Begin Data shown

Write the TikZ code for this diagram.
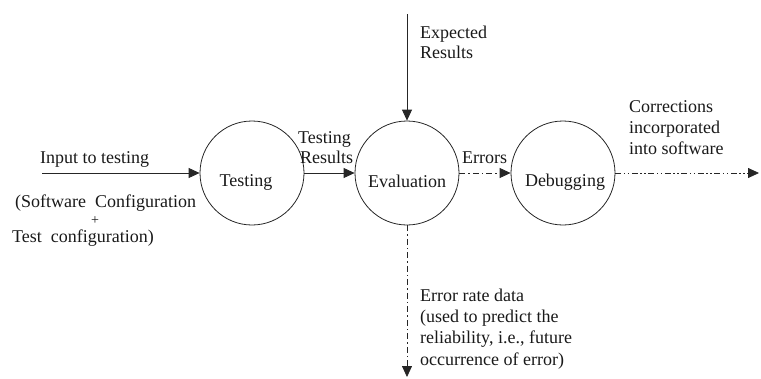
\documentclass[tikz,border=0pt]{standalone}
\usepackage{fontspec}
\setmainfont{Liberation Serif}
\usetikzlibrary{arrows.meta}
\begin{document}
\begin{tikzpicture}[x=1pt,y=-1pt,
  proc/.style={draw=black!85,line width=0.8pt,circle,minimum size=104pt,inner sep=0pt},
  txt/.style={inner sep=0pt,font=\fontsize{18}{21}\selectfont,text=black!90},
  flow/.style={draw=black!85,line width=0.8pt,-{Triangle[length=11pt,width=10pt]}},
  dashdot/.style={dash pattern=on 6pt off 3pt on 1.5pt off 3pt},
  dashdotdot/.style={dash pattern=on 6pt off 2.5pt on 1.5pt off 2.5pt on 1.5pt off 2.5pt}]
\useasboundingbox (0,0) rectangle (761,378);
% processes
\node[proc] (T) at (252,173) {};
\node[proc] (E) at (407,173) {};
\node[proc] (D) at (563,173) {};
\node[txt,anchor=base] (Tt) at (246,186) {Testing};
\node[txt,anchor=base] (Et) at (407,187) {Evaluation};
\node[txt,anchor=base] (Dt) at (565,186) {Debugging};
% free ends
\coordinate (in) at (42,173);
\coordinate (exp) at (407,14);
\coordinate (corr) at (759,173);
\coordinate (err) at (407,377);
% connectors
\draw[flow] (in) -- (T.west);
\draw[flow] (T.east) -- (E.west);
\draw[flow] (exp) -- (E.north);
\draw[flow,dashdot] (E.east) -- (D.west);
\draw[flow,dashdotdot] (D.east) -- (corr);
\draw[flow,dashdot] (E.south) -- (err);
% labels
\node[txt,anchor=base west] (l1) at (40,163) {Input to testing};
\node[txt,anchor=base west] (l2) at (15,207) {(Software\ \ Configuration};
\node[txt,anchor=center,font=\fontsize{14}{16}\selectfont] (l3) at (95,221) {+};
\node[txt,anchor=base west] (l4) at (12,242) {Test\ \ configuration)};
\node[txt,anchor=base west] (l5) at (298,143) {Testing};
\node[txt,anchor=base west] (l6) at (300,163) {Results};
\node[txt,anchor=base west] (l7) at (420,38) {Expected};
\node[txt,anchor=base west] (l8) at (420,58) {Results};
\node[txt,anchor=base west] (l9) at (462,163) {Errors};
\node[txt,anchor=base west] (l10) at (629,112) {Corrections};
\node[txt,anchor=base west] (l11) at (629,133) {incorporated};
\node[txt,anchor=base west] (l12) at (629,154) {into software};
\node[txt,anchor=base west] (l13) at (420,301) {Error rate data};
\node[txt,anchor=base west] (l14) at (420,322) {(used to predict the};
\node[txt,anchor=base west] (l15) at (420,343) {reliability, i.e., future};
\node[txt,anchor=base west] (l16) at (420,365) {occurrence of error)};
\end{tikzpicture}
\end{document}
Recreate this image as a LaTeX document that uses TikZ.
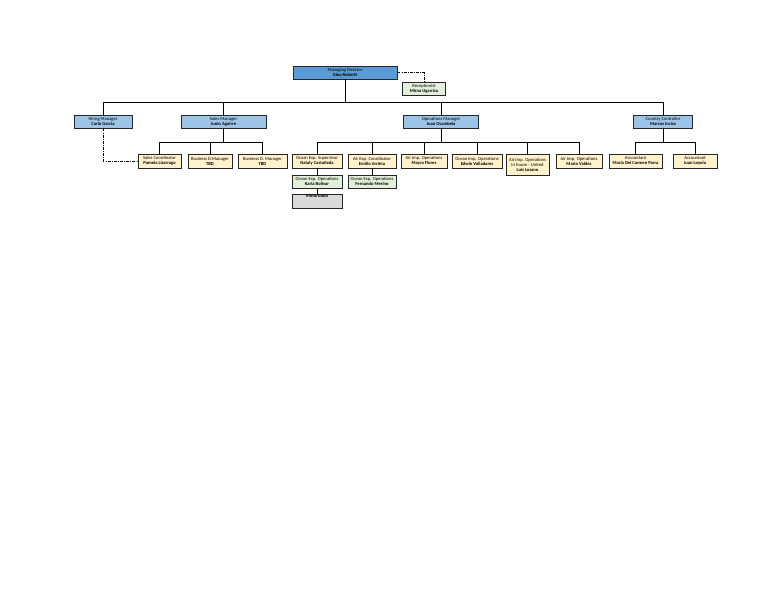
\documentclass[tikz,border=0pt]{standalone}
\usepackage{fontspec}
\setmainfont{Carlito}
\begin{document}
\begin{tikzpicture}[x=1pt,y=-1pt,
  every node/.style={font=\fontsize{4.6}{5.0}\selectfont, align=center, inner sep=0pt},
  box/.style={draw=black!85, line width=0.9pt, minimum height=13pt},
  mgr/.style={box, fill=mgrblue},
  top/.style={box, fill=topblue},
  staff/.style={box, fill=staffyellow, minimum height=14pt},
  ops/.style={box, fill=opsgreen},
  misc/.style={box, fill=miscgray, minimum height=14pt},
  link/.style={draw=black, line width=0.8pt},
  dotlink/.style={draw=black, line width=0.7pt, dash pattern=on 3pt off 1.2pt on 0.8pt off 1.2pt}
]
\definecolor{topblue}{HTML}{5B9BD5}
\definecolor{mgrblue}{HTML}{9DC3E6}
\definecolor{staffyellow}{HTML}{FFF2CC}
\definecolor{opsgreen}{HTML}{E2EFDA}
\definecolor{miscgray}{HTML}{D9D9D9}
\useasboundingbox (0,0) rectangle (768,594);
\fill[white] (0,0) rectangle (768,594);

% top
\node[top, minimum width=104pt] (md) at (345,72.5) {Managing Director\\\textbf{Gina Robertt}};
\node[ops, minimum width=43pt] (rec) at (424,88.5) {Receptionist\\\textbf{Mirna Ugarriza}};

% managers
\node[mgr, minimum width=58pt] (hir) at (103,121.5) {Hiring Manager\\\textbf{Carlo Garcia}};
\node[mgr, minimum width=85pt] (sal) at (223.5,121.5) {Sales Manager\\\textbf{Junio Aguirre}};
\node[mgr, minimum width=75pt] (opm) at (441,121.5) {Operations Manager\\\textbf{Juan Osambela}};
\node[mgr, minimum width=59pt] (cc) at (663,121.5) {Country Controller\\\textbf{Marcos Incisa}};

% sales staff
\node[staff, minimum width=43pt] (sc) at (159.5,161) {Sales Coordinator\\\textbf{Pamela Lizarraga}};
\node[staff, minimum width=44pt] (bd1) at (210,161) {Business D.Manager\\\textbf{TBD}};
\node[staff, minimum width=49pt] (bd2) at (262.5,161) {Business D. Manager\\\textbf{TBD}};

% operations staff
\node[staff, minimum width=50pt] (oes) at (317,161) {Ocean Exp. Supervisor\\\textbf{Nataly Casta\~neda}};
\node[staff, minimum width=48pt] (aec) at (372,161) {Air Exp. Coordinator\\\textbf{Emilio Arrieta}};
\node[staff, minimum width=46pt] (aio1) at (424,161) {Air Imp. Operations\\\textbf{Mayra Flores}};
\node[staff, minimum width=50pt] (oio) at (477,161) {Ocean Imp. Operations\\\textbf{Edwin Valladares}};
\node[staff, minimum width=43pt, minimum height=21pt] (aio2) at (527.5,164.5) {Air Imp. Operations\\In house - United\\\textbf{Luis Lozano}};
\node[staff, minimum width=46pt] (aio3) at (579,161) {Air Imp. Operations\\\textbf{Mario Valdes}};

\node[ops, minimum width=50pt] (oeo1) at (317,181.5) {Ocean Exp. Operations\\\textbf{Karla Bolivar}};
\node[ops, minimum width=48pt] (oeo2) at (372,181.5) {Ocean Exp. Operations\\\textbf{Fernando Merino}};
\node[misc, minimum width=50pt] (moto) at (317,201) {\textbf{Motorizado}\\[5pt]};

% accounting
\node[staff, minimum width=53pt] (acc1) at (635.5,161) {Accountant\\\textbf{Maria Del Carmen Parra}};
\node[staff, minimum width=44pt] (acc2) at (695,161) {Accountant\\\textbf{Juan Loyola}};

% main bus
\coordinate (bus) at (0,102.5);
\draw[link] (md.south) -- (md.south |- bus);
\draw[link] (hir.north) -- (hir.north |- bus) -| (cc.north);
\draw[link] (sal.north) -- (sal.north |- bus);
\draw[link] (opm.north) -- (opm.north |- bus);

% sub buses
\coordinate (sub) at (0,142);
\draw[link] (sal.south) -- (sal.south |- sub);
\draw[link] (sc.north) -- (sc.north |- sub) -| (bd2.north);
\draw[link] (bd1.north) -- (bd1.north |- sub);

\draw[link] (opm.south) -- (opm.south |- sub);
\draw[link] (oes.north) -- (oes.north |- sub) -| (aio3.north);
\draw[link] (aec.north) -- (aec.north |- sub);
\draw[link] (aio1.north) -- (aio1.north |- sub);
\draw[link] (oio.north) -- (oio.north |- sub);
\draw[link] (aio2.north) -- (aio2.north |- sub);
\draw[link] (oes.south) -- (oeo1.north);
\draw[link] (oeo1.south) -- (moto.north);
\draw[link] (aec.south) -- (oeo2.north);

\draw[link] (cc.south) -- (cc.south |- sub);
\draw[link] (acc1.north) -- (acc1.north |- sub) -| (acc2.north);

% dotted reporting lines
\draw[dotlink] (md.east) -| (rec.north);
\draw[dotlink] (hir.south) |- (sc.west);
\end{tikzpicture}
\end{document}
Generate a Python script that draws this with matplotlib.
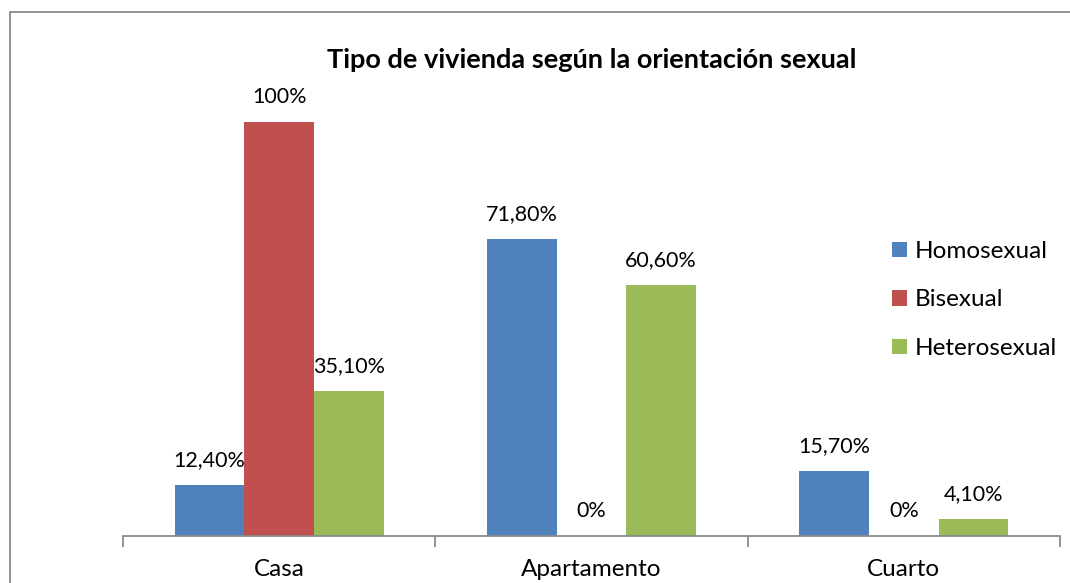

End Data shown

Identify every line above with the string "this" in it. Copy those lines.

#### Expected answer
Write the TikZ code for this diagram.
Recreate this image as a LaTeX document that uses TikZ.
Generate a Python script that draws this with matplotlib.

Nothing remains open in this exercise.